A Painted House



Every two to four years, my friend Birdie flies into town to stay with us for a couple of weeks. And every time, her migration sets into motion home improvements for me and Flash. It’s the company-is-coming-so-let’s-do-all-the-things-we’ve-been-wanting-to-do-for-years-in-record-time phenomenon. Suddenly, sitting on the couch every evening, binging on our latest sitcom, is moved to the back burner. Every day, trips are made to Home Depot and Lowe’s to get whatever items were forgotten the day before, or to return items that were not needed. If those stores offered frequent shopper miles, we’d be set for life.

This year, once we knew the exact date of Birdie’s landing, Flash announced, “We need to finish the bathroom.”

The bathroom. The room that Flash decided to paint late one night, six months ago; I was horrified the next morning to see dark gray trim around our white bathroom.

“Oh my gosh! What have you done?”

“I like it,” Flash defended.

“It looks like you colored outside the lines a lot. There’s paint on the floor, on the mirror, on the window, on the tub.” I looked at him suspiciously, then asked, “Did you take your sleeping pill before painting?”

“Yes, but it hadn’t kicked in yet.”

“The heck it didn’t. This is a mess.”

Prior to the late-night painting spree, I’d told Flash it was his and Cowboy’s turn to pick the paint color for their bathroom. I’d decorated in A Bug’s Life when Cowboy was little; Mom made my shower curtain, wall hanging, and valance from a sheet and two pillowcases. I loved it, but the guys were ready for something different.

I hadn't known, however, that Flash would choose the color of a burnt match.

“It looks too dark in here. And it looks smaller,” I continued. “It’s your bathroom, but I have to look at it. I thought y’all wanted blue.”

“The dark gray is left over from trimming the workout room, so I thought I’d save money and use it in the bathroom.”

“Let’s spend the money on what looks good.”

So, we trekked to Lowe’s and agreed on bright sky blue for the trim.

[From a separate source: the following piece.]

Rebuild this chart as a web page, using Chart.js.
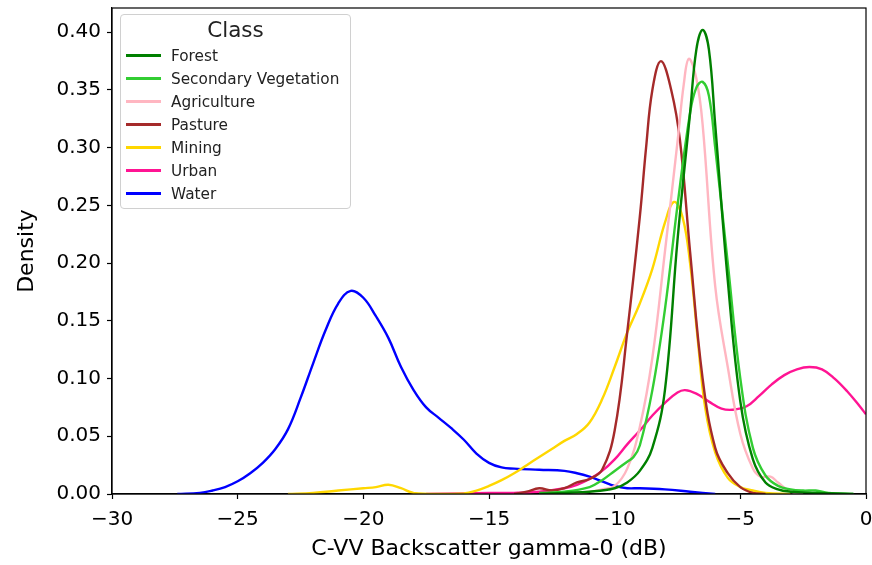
<!DOCTYPE html>
<html>
<head>
<meta charset="utf-8">
<script src="https://cdn.jsdelivr.net/npm/chart.js@4.4.0/dist/chart.umd.min.js"></script>
<style>
  html, body { margin: 0; padding: 0; background: #fff; }
  #wrap { position: relative; width: 872px; height: 565px; }
  #legend {
    position: absolute; left: 120px; top: 14px; width: 229px; height: 193px;
    border: 1px solid #d0d0d0; border-radius: 4px; background: rgba(255,255,255,0.85);
    font-family: "DejaVu Sans", sans-serif; color: #222;
  }
  #legend .title { position: absolute; left: 0; right: 0; top: 2px; text-align: center; font-size: 21.5px; }
  #legend .row { position: absolute; left: 5px; height: 20px; line-height: 20px; font-size: 15.3px; white-space: nowrap; }
  #legend .row span.sw { position: absolute; left: 0; top: 8px; width: 35px; height: 3px; }
  #legend .row span.lb { position: absolute; left: 45px; top: 0; }
</style>
</head>
<body>
<div id="wrap">
  <canvas id="c" width="872" height="565"></canvas>
  <div id="legend"></div>
</div>
<script>
const classes = ["Forest", "Secondary Vegetation", "Agriculture", "Pasture", "Mining", "Urban", "Water"];
const colors = ["#008000", "#32CD32", "#FFB6C1", "#A52A2A", "#FFD700", "#FF1493", "#0000FF"];

// x in dB, y = density
const forestX = [-13, -12, -11, -10, -9.5, -9, -8.5, -8, -7.5, -7, -6.75, -6.5, -6.25, -6, -5.5, -5, -4.5, -4, -3.5, -3, -2, -0.5];
const forestY = [0, 0.001, 0.002, 0.005, 0.01, 0.02, 0.04, 0.09, 0.22, 0.33, 0.385, 0.402, 0.385, 0.32, 0.185, 0.08, 0.03, 0.01, 0.004, 0.002, 0.001, 0];

const secVegX = [-13, -12, -11, -10.5, -10, -9.5, -9.25, -9, -8.5, -8, -7.5, -7, -6.75, -6.5, -6.25, -6, -5.5, -5, -4.5, -4, -3.5, -3, -2.5, -2, -1.5, -0.5];
const secVegY = [0.001, 0.002, 0.006, 0.012, 0.02, 0.028, 0.032, 0.042, 0.09, 0.16, 0.25, 0.33, 0.352, 0.357, 0.345, 0.3, 0.2, 0.1, 0.04, 0.016, 0.007, 0.004, 0.003, 0.003, 0.001, 0];

const agriX = [-12, -11, -10.5, -10, -9.5, -9, -8.5, -8, -7.5, -7.25, -7.05, -6.75, -6.5, -6, -5.5, -5, -4.5, -4.2, -3.8, -3.5, -3, -2.5];
const agriY = [0, 0.002, 0.004, 0.007, 0.022, 0.058, 0.118, 0.21, 0.305, 0.355, 0.377, 0.36, 0.32, 0.18, 0.11, 0.052, 0.022, 0.015, 0.015, 0.01, 0.002, 0];

const pastureX = [-14, -13.5, -13, -12.5, -12, -11.5, -11, -10.5, -10, -9.5, -9, -8.75, -8.5, -8.16, -7.75, -7.4, -7, -6.5, -6, -5.5, -5, -4.5, -4];
const pastureY = [0, 0.002, 0.005, 0.003, 0.005, 0.01, 0.013, 0.021, 0.055, 0.14, 0.24, 0.3, 0.35, 0.375, 0.35, 0.306, 0.21, 0.1, 0.04, 0.018, 0.006, 0.001, 0];

const miningX = [-23, -22, -21, -20, -19.5, -19, -18.5, -18, -17, -16, -15.5, -15, -14.5, -14, -13.5, -13, -12.5, -12, -11.5, -11, -10.5, -10, -9.5, -9, -8.5, -8, -7.64, -7.3, -7, -6.7, -6.4, -6, -5.5, -5, -4.5, -4, -3];
const miningY = [0, 0.001, 0.003, 0.005, 0.006, 0.008, 0.005, 0.001, 0, 0.0005, 0.003, 0.007, 0.012, 0.018, 0.025, 0.032, 0.039, 0.046, 0.052, 0.062, 0.082, 0.11, 0.14, 0.165, 0.195, 0.235, 0.253, 0.24, 0.2, 0.135, 0.075, 0.036, 0.014, 0.006, 0.003, 0.001, 0];

const urbanX = [-17.5, -16, -15, -14, -13, -12, -11.5, -11, -10.5, -10, -9.5, -9, -8.5, -8, -7.5, -7.2, -6.75, -6.25, -5.75, -5.3, -4.75, -4.25, -3.75, -3.25, -2.75, -2.25, -1.75, -1.25, -0.75, -0.25, 0];
const urbanY = [0, 0.0005, 0.001, 0.001, 0.002, 0.005, 0.008, 0.013, 0.02, 0.03, 0.043, 0.055, 0.068, 0.079, 0.088, 0.09, 0.087, 0.08, 0.074, 0.073, 0.076, 0.085, 0.095, 0.103, 0.108, 0.11, 0.108, 0.1, 0.089, 0.076, 0.069];

const waterX = [-27.4, -26.5, -26, -25.5, -25, -24.5, -24, -23.5, -23, -22.5, -22, -21.5, -21, -20.5, -20, -19.5, -19, -18.5, -18, -17.5, -17, -16.5, -16, -15.5, -15, -14.5, -14, -13, -12, -11.5, -11, -10.5, -10, -9.5, -9, -8, -7, -6];
const waterY = [0, 0.001, 0.003, 0.006, 0.011, 0.018, 0.027, 0.039, 0.056, 0.083, 0.113, 0.142, 0.165, 0.176, 0.17, 0.154, 0.135, 0.11, 0.09, 0.075, 0.066, 0.057, 0.047, 0.035, 0.027, 0.023, 0.022, 0.021, 0.02, 0.018, 0.015, 0.011, 0.007, 0.005, 0.005, 0.004, 0.002, 0];

const seriesX = [forestX, secVegX, agriX, pastureX, miningX, urbanX, waterX];
const seriesY = [forestY, secVegY, agriY, pastureY, miningY, urbanY, waterY];

const xTicks = [-30, -25, -20, -15, -10, -5, 0];
const yTicks = [0, 0.05, 0.1, 0.15, 0.2, 0.25, 0.3, 0.35, 0.4];

const FONT = "DejaVu Sans";

const datasets = classes.map((name, i) => ({
  label: name,
  data: seriesX[i].map((x, j) => ({ x: x, y: seriesY[i][j] })),
  borderColor: colors[i],
  backgroundColor: colors[i],
  borderWidth: 2.4,
  pointRadius: 0,
  fill: false,
  tension: 0.4,
}));

// full box around the plot, like matplotlib spines
const frame = {
  id: "frame",
  afterDraw(chart) {
    const { ctx, chartArea: a } = chart;
    ctx.save();
    ctx.strokeStyle = "#000";
    ctx.lineWidth = 1.2;
    ctx.strokeRect(a.left, a.top, a.right - a.left, a.bottom - a.top);
    ctx.restore();
  },
};

new Chart(document.getElementById("c"), {
  type: "line",
  data: { datasets: datasets },
  plugins: [frame],
  options: {
    responsive: false,
    animation: false,
    layout: { padding: { top: 8, right: 6, left: 0, bottom: 0 } },
    plugins: { legend: { display: false }, tooltip: { enabled: false } },
    scales: {
      x: {
        type: "linear",
        min: -30,
        max: 0,
        afterFit: (s) => {
          s.height = 71;
          s.paddingLeft = 0;
          s.paddingRight = 0;
        },
        afterBuildTicks: (s) => { s.ticks = xTicks.map((v) => ({ value: v })); },
        grid: { drawOnChartArea: false, color: "#000", tickLength: 5, tickWidth: 1.2 },
        border: { display: true, color: "#000", width: 1.2 },
        ticks: {
          color: "#000",
          padding: 9,
          maxRotation: 0,
          font: { family: FONT, size: 20 },
          callback: (v) => (v < 0 ? "\u2212" + Math.abs(v) : String(v)),
        },
        title: {
          display: true,
          text: "C-VV Backscatter gamma-0 (dB)",
          color: "#000",
          font: { family: FONT, size: 22 },
          padding: { top: 0, bottom: 3 },
        },
      },
      y: {
        type: "linear",
        min: 0,
        max: 0.421,
        afterFit: (s) => {
          s.width = 112;
          s.paddingTop = 0;
          s.paddingBottom = 0;
        },
        afterBuildTicks: (s) => { s.ticks = yTicks.map((v) => ({ value: v })); },
        grid: { drawOnChartArea: false, color: "#000", tickLength: 5, tickWidth: 1.2 },
        border: { display: true, color: "#000", width: 1.2 },
        ticks: {
          color: "#000",
          padding: 6,
          font: { family: FONT, size: 20 },
          callback: (v) => v.toFixed(2),
        },
        title: {
          display: true,
          text: "Density",
          color: "#000",
          font: { family: FONT, size: 22 },
          padding: { top: 14, bottom: 0 },
        },
      },
    },
  },
});

// legend box drawn as html text
const legend = document.getElementById("legend");
const title = document.createElement("div");
title.className = "title";
title.textContent = "Class";
legend.appendChild(title);
classes.forEach((name, i) => {
  const row = document.createElement("div");
  row.className = "row";
  row.style.top = (31 + i * 23) + "px";
  const sw = document.createElement("span");
  sw.className = "sw";
  sw.style.background = colors[i];
  const lb = document.createElement("span");
  lb.className = "lb";
  lb.textContent = name;
  row.appendChild(sw);
  row.appendChild(lb);
  legend.appendChild(row);
});
</script>
</body>
</html>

Flash, stone cold sober, painted over the gray trim. The blue was pretty, but life got busy, and nothing was finished for another three months.

When we gave the wheels of progress a swift kick in the motivation, two weeks ago, I told Flash, “I think maybe dark gray would better than the blue in the bathroom. I don’t like the blue as much as I thought I did.”

Flash agreed, of course; the bathroom would be dark gray trim with gray-so-light-it-looks-like-white walls.

“I asked Red to paint the bathroom on Saturday,” Flash told me the next day. Red is my Practically Perfect Painter friend; she’s quick and talented.

“What? You don’t think I can paint our bathroom? You don’t trust me? Don’t you think I can do a good job? What’s the deal? That almost hurt my feelings. You didn’t even ask me.”

“I didn’t think you’d want to.”

“Well, maybe I do,” I protested.

“Okay, do you want to paint the bathroom?”

Silence ensued for at least two minutes.

“Not necessarily. I just wanted you to ask.”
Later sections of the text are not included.